But, obviously, what I’ve found is that dating can be an emotionally draining and painful process.  It leaves us vulnerable and open to disappointment.  It leaves us feeling stupid at times for taking that chance or that risk.  It leaves us in tears and in frustration and in confusion.  It leaves us asking what we could have done differently or better or smarter.  It leaves us trying to desperately manage our expectations and to hope against hope to not get our hopes up.

But what I never expected to get out of this process [I’ve been dating for years but this last 6+ months are probably the first extensive period of “putting myself out there”, at least in my 30s], I never realized how I much I would learn about myself.  How much I would learn about what I am really looking for in a relationship and in a partner.  How much I would learn about the incredible support system I have in my closest friends and family.  How much I would learn I have to offer in a relationship.  And how much I want a partner who will appreciate all of that.  At times I wonder if I’m getting a better understanding of what I’m looking for vs getting way too picky.  But regardless, it has been really incredible to have those honest conversations with myself about what matters to me and what I’m looking for in life.

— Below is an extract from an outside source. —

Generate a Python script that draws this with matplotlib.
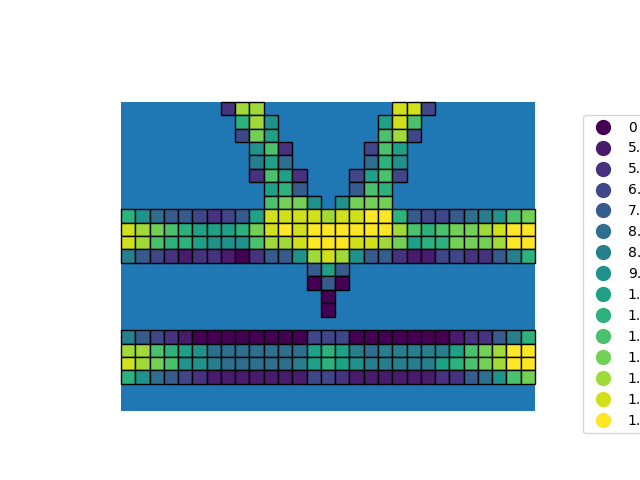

It’s been hard to not let dating take over my life emotionally and physically.  And I know I have not been 100% successful at that.  But I’m human.  And we all are.  And all I can do is continue to feel amazed that not only have I not lost hope in meeting that “special someone” (if that even exists) but that I can use these experiences to grow and learn and to understand that I don’t have to change myself, that I can be me, and as cliche as it may be, I don’t want to settle for anyone who won’t appreciate that.  Because what I’ve also realized is that I already have tons of people in my life who embrace 100% of me.  So maybe “patience” isn’t what I need to have more of.  Maybe it’s more about “acceptance” and “understanding” and “appreciation.” And that may be the most valuable take away from the whole experience…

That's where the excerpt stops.